I had invited such questions by having a public life as a mentally ill person, but still, talking so much about myself in the context of fiction became exhausting for me, and a little destabilizing. I told the interviewer that no, I do not have anxiety around kissing, but I do experience panic attacks, and they are intensely frightening. As I talked, I felt distant from myself—like my self wasn’t really mine, but instead something I was selling or at the very least renting out in exchange for good press.
As I recovered from labyrinthitis, I realized I didn’t want to write in code anymore.
* * *
In 2000, I worked for a few months as a student chaplain at a children’s hospital. I was enrolled in divinity school and planning to become an Episcopal minister, but my time at the hospital disavowed me of those plans. I couldn’t handle the devastation I saw there. I still can’t handle it. Instead of going to divinity school, I moved to Chicago and worked as a typist for temp agencies until eventually landing a job doing data entry for Booklist magazine, a biweekly book review journal.
A few months later, I got my first chance to review a book after an editor asked me if I liked romance novels. I told her I loved them, and she gave me a novel set in seventeenth-century London. Over the next five years, I reviewed hundreds of books for Booklist—from picture books about the Buddha to poetry collections—and in the process, I became fascinated by the format of the review. Booklist reviews were limited to 175 words, which meant each sentence must work multiple jobs. Every review had to introduce a book while also analyzing it. Your compliments needed to live right alongside your concerns.
At Booklist, reviews do not include ratings on a five-star scale. Why would they? In 175 words, one can communicate far more to potential readers than any single data point ever could. The five-star scale has only been used in critical analysis for the past few decades. While it was occasionally applied to film criticism as early as the 1950s, the five-star scale wasn’t used to rate hotels until 1979, and it wasn’t widely used to rate books until Amazon introduced user reviews.
The five-star scale doesn’t really exist for humans; it exists for data aggregation systems, which is why it did not become standard until the internet era. Making conclusions about a book’s quality from a 175-word review is hard work for artificial intelligences, whereas star ratings are ideal for them.
* * *
It’s tempting to make labyrinthitis a metaphor: My life lacked balance and so I was devastated by a balance disorder.
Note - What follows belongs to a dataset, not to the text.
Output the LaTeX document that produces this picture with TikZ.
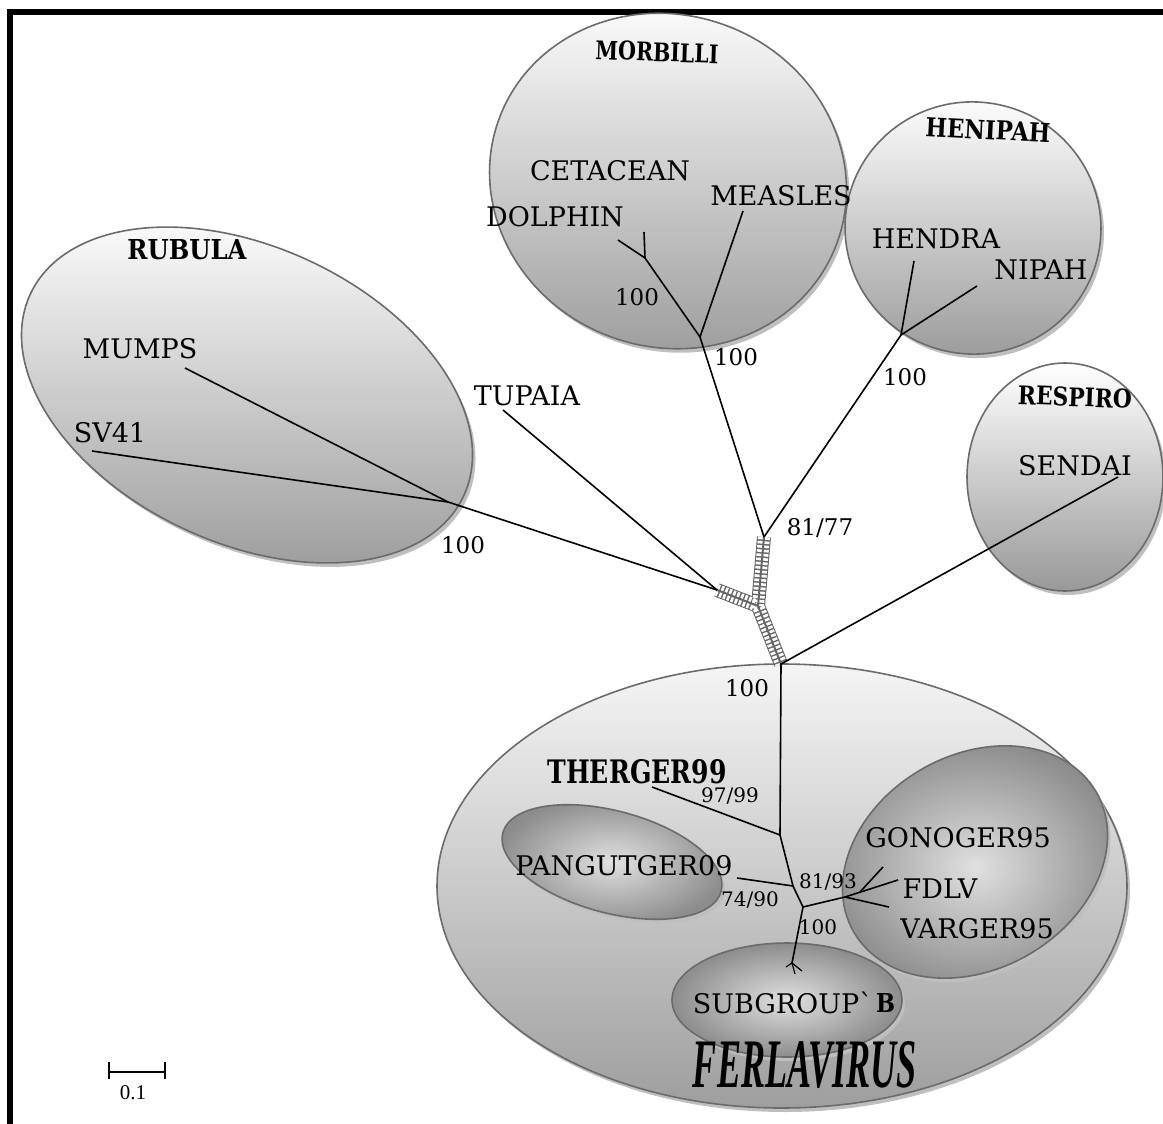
\documentclass[tikz,border=0pt]{standalone}
\usepackage{graphicx}
\usepackage{fontspec}
\setmainfont{DejaVu Serif}
\newfontfamily\ferfont{Liberation Serif}
\newfontfamily\headfont{DejaVu Serif}
\begin{document}
\begin{tikzpicture}[x=1pt,y=-1pt,
  lab/.style={inner sep=0pt, font=\fontsize{27}{30}\selectfont},
  num/.style={inner sep=0pt, font=\fontsize{23}{26}\selectfont},
  snum/.style={inner sep=0pt, font=\fontsize{20}{22}\selectfont},
  head/.style={inner sep=0pt},
  branch/.style={line width=1.6pt, black},
  clade/.style={draw=black!58, line width=1.6pt, top color=white, bottom color=black!40},
  shadowE/.style={fill=black!25},
  subc/.style={draw=black!58, line width=1.6pt, inner color=black!12, outer color=black!45},
  retg/.style={line width=14pt, black!60},
  retw/.style={line width=12pt, white, dash pattern=on 2.6pt off 1.6pt},
  retc/.style={line width=2pt, black!60}]
\useasboundingbox (0,0) rectangle (1163,1124);
% frame
\draw[line width=6pt] (10,1124) -- (10,12) -- (1163,12);
% clade ellipses
\fill[shadowE, rotate around={-25:(250,399)}] (250,399) ellipse (239 and 148);
\path[clade, rotate around={-25:(247,395)}] (247,395) ellipse (239 and 148);
\fill[shadowE, rotate around={-20:(671,185)}] (671,185) ellipse (180 and 166);
\path[clade, rotate around={-20:(668,181)}] (668,181) ellipse (180 and 166);
\fill[shadowE, rotate around={-10:(976,232)}] (976,232) ellipse (128 and 126);
\path[clade, rotate around={-10:(973,228)}] (973,228) ellipse (128 and 126);
\fill[shadowE] (1068,481) ellipse (98 and 114);
\path[clade] (1065,477) ellipse (98 and 114);
\fill[shadowE] (785,890) ellipse (345 and 222);
\path[draw=black!58, line width=1.6pt, top color=black!4, bottom color=black!38] (782,886) ellipse (345 and 222);
\fill[shadowE, rotate around={-15:(615,866)}] (615,866) ellipse (113 and 51);
\path[subc, rotate around={-15:(612,862)}] (612,862) ellipse (113 and 51);
\fill[shadowE, rotate around={30:(978,866)}] (978,866) ellipse (140 and 107);
\path[subc, rotate around={30:(975,862)}] (975,862) ellipse (140 and 107);
\fill[shadowE] (790,1004) ellipse (115 and 57);
\path[subc] (787,1000) ellipse (115 and 57);
% tree coordinates
\coordinate (dolE) at (618,240);
\coordinate (cetE) at (644,232);
\coordinate (mA) at (645,258);
\coordinate (measE) at (743,211);
\coordinate (mB) at (700,337);
\coordinate (rT) at (764,537);
\coordinate (hendE) at (914,261);
\coordinate (nipE) at (977,286);
\coordinate (hA) at (901,335);
\coordinate (rM) at (758,606);
\coordinate (rL) at (717,590);
\coordinate (rB) at (781,664);
\coordinate (mumE) at (185,368);
\coordinate (svE) at (92,451);
\coordinate (rA) at (448,502);
\coordinate (tupE) at (503,410);
\coordinate (senE) at (1118,477);
\coordinate (fA) at (780,835);
\coordinate (therE) at (652,787);
\coordinate (fB) at (793,886);
\coordinate (pangE) at (737,878);
\coordinate (fC) at (803,907);
\coordinate (fD) at (845,897);
\coordinate (fD2) at (860,892);
\coordinate (gonE) at (883,867);
\coordinate (fdlE) at (898,880);
\coordinate (varE) at (889,907);
\coordinate (fE) at (792,963);
\coordinate (t1) at (786,967);
\coordinate (t2) at (802,971);
\coordinate (t3) at (795,974);
% reticulate band
\draw[retg] (rT) -- (rM) -- (rB);
\draw[retg] (rM) -- (rL);
\draw[retw] (rT) -- (rM) -- (rB);
\draw[retw] (rM) -- (rL);
\draw[retc] (rT) -- (rM) -- (rB);
\draw[retc] (rM) -- (rL);
% branches
\draw[branch] (dolE) -- (mA) -- (mB) -- (rT);
\draw[branch] (cetE) -- (mA);
\draw[branch] (measE) -- (mB);
\draw[branch] (hendE) -- (hA) -- (rT);
\draw[branch] (nipE) -- (hA);
\draw[branch] (mumE) -- (rA) -- (rL);
\draw[branch] (svE) -- (rA);
\draw[branch] (tupE) -- (rL);
\draw[branch] (senE) -- (rB) -- (fA);
\draw[branch] (therE) -- (fA) -- (fB) -- (fC) -- (fE);
\draw[branch] (pangE) -- (fB);
\draw[branch] (fC) -- (fD) -- (fdlE);
\draw[branch] (fD) -- (varE);
\draw[branch] (fD2) -- (gonE);
\draw[line width=1.2pt] (fE) -- (t1);
\draw[line width=1.2pt] (fE) -- (t2);
\draw[line width=1.2pt] (fE) -- (t3);
% clade headings
\node[head, rotate=-2] (hmorb) at (657,52) {\resizebox{123pt}{19pt}{\headfont\bfseries MORBILLI}};
\node[head, rotate=-3] (hheni) at (988,130) {\resizebox{125pt}{19pt}{\headfont\bfseries HENIPAH}};
\node[head] (hrubu) at (187,250) {\resizebox{119pt}{20pt}{\headfont\bfseries RUBULA}};
\node[head, rotate=-2] (hresp) at (1075,397) {\resizebox{114pt}{19pt}{\headfont\bfseries RESPIRO}};
% taxa
\node[lab] (cet) at (610,171) {CETACEAN};
\node[lab] (dol) at (555,217) {DOLPHIN};
\node[lab] (mea) at (781,196) {MEASLES};
\node[lab] (hen) at (936,239) {HENDRA};
\node[lab] (nip) at (1041,270) {NIPAH};
\node[lab] (mum) at (140,349) {MUMPS};
\node[lab] (sv) at (110,433) {SV41};
\node[lab] (tup) at (527,396) {TUPAIA};
\node[lab] (sen) at (1075,466) {SENDAI};
\node[head] (the) at (637,772) {\resizebox{179pt}{24pt}{\headfont\bfseries THERGER99}};
\node[lab] (pan) at (624,866) {PANGUTGER09};
\node[lab] (gon) at (958,838) {GONOGER95};
\node[lab] (fdl) at (940,889) {FDLV};
\node[lab] (var) at (977,929) {VARGER95};
\node[lab, anchor=east] (sub) at (873,1003) {SUBGROUPˋ};
\node[head, anchor=west] (subb) at (876,1003) {\resizebox{19pt}{19pt}{\headfont\bfseries B}};
\node[head] (ferl) at (805,1065) {\resizebox{224pt}{46pt}{\ferfont\bfseries\itshape FERLAVIRUS}};
% support values
\node[num] (s1) at (637,297) {100};
\node[num] (s2) at (736,357) {100};
\node[num] (s3) at (905,377) {100};
\node[num] (s4) at (463,545) {100};
\node[num] (s5) at (820,528) {81/77};
\node[num] (s6) at (747,688) {100};
\node[snum] (s7) at (730,796) {97/99};
\node[snum] (s8) at (828,882) {81/93};
\node[snum] (s9) at (750,900) {74/90};
\node[snum] (s10) at (818,927) {100};
% scale bar
\coordinate (sbL) at (109,1072);
\coordinate (sbR) at (165,1072);
\draw[line width=1.6pt] (sbL) -- (sbR);
\draw[line width=1.6pt] ([yshift=-7pt]sbL) -- ([yshift=10pt]sbL);
\draw[line width=1.6pt] ([yshift=-7pt]sbR) -- ([yshift=10pt]sbR);
\node[inner sep=0pt, font=\ferfont\fontsize{21}{23}\selectfont] (sbt) at (133,1093) {0.1};
\end{tikzpicture}
\end{document}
I spent a month drawing a straight line of a trail only to be told that life is never simple paths—only dizzying labyrinths folding in on themselves. Even now I’m structuring this introduction like a maze, coming back to places I thought I’d left.
But this symbolization of disease is exactly what I’ve tried to write against in my novels Turtles All the Way Down and The Fault in Our Stars, where I hope at least OCD and cancer are portrayed not as battles to be won or as symbolic manifestations of character flaws or whatever, but as illnesses to be lived with as well as one can. I did not get labyrinthitis because the universe wanted to teach me a lesson about balance. So I tried to live with it as well as I could. Within six weeks, I was mostly better, but I still experience bouts of vertigo, and they are terrifying. I know now with a viscerality I didn’t before that consciousness is temporary and precarious. It’s not a metaphor to say that human life is a balancing act.